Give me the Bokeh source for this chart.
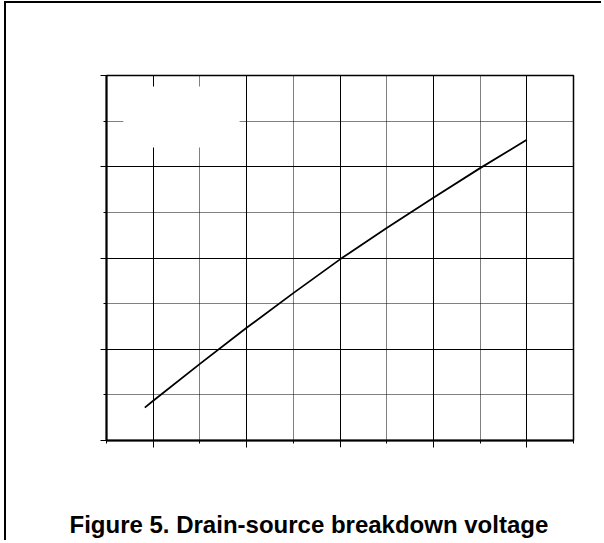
from bokeh.plotting import figure
from bokeh.models import Range1d, FixedTicker, LinearAxis, Title
from bokeh.embed import file_html
from bokeh.resources import INLINE

# Normalised temperature axis (10 divisions) and breakdown-voltage axis (8 divisions)
x_major = [1, 3, 5, 7, 9]
x_minor = [0, 2, 4, 6, 8, 10]
y_major = [0, 2, 4, 6, 8]
y_minor = [1, 3, 5, 7]

# Curve
curve_x = [0.82, 1.0, 2.0, 3.0, 4.0, 5.0, 6.0, 7.0, 8.0, 9.0]
curve_y = [0.72, 0.87, 1.68, 2.47, 3.23, 3.97, 4.66, 5.32, 5.97, 6.59]

title_text = "Figure 5. Drain-source breakdown voltage"

p = figure(width=597, height=539, output_backend="svg", toolbar_location=None,
           x_range=Range1d(0, 10), y_range=Range1d(0, 8),
           min_border_left=100, min_border_right=30,
           min_border_top=72, min_border_bottom=102)
p.styles = {"margin-left": "4px", "margin-top": "1px",
            "border-left": "2px solid black", "border-top": "2px solid black"}

p.background_fill_color = "white"
p.border_fill_color = "white"
p.outline_line_color = "black"
p.outline_line_width = 1.5

for ax, maj, mnr, tout in ((p.xaxis[0], x_major, x_minor, 7), (p.yaxis[0], y_major, y_minor, 6)):
    ax.ticker = FixedTicker(ticks=maj, minor_ticks=mnr)
    ax.axis_line_color = "black"
    ax.axis_line_width = 2
    ax.major_tick_line_color = "black"
    ax.minor_tick_line_color = "black"
    ax.major_tick_in = 0
    ax.major_tick_out = tout
    ax.minor_tick_in = 0
    ax.minor_tick_out = 3
    ax.major_label_overrides = {t: "" for t in maj}
    ax.major_label_standoff = 0

# white spacer axis between the x axis and the caption
spacer = LinearAxis(ticker=FixedTicker(ticks=[5], minor_ticks=[]),
                    axis_line_color=None, major_tick_line_color="white",
                    minor_tick_line_color=None, major_tick_in=0,
                    major_tick_out=61, major_label_standoff=0,
                    major_label_overrides={5: ""})
p.add_layout(spacer, "below")

for g in (p.xgrid[0], p.ygrid[0]):
    g.grid_line_color = "black"
    g.grid_line_width = 1
    g.minor_grid_line_color = "black"
    g.minor_grid_line_width = 1
    g.minor_grid_line_dash = "1 1"

# blank legend area
p.quad(left=[0.36], right=[2.85], bottom=[6.42], top=[7.76],
       fill_color="white", line_color=None)

p.line(curve_x, curve_y, line_color="black", line_width=1.8)

caption = Title(text=title_text, align="left", offset=-37, standoff=0,
                text_font="Liberation Sans", text_font_style="bold",
                text_font_size="24px", text_color="black")
p.add_layout(caption, "below")

open("out.html", "w").write(file_html(p, INLINE))
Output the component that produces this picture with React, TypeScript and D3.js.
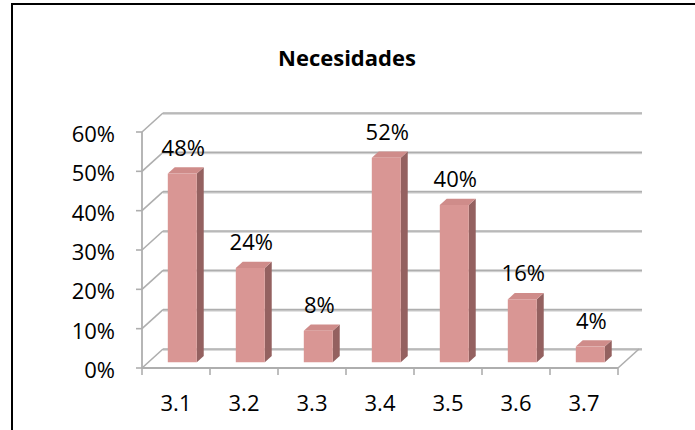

========================================================================

* [EXERCISE OBJECTIVE]
Restate each line of the records exactly; pictures do not belong in the copy.

* [ANSWER TO THE EXERCISE]
Give me the Bokeh source for this chart.
from bokeh.plotting import figure
from bokeh.models import Range1d, FixedTicker, LinearAxis, Title
from bokeh.embed import file_html
from bokeh.resources import INLINE

# Normalised temperature axis (10 divisions) and breakdown-voltage axis (8 divisions)
x_major = [1, 3, 5, 7, 9]
x_minor = [0, 2, 4, 6, 8, 10]
y_major = [0, 2, 4, 6, 8]
y_minor = [1, 3, 5, 7]

# Curve
curve_x = [0.82, 1.0, 2.0, 3.0, 4.0, 5.0, 6.0, 7.0, 8.0, 9.0]
curve_y = [0.72, 0.87, 1.68, 2.47, 3.23, 3.97, 4.66, 5.32, 5.97, 6.59]

title_text = "Figure 5. Drain-source breakdown voltage"

p = figure(width=597, height=539, output_backend="svg", toolbar_location=None,
           x_range=Range1d(0, 10), y_range=Range1d(0, 8),
           min_border_left=100, min_border_right=30,
           min_border_top=72, min_border_bottom=102)
p.styles = {"margin-left": "4px", "margin-top": "1px",
            "border-left": "2px solid black", "border-top": "2px solid black"}

p.background_fill_color = "white"
p.border_fill_color = "white"
p.outline_line_color = "black"
p.outline_line_width = 1.5

for ax, maj, mnr, tout in ((p.xaxis[0], x_major, x_minor, 7), (p.yaxis[0], y_major, y_minor, 6)):
    ax.ticker = FixedTicker(ticks=maj, minor_ticks=mnr)
    ax.axis_line_color = "black"
    ax.axis_line_width = 2
    ax.major_tick_line_color = "black"
    ax.minor_tick_line_color = "black"
    ax.major_tick_in = 0
    ax.major_tick_out = tout
    ax.minor_tick_in = 0
    ax.minor_tick_out = 3
    ax.major_label_overrides = {t: "" for t in maj}
    ax.major_label_standoff = 0

# white spacer axis between the x axis and the caption
spacer = LinearAxis(ticker=FixedTicker(ticks=[5], minor_ticks=[]),
                    axis_line_color=None, major_tick_line_color="white",
                    minor_tick_line_color=None, major_tick_in=0,
                    major_tick_out=61, major_label_standoff=0,
                    major_label_overrides={5: ""})
p.add_layout(spacer, "below")

for g in (p.xgrid[0], p.ygrid[0]):
    g.grid_line_color = "black"
    g.grid_line_width = 1
    g.minor_grid_line_color = "black"
    g.minor_grid_line_width = 1
    g.minor_grid_line_dash = "1 1"

# blank legend area
p.quad(left=[0.36], right=[2.85], bottom=[6.42], top=[7.76],
       fill_color="white", line_color=None)

p.line(curve_x, curve_y, line_color="black", line_width=1.8)

caption = Title(text=title_text, align="left", offset=-37, standoff=0,
                text_font="Liberation Sans", text_font_style="bold",
                text_font_size="24px", text_color="black")
p.add_layout(caption, "below")

open("out.html", "w").write(file_html(p, INLINE))
Output the component that produces this picture with React, TypeScript and D3.js.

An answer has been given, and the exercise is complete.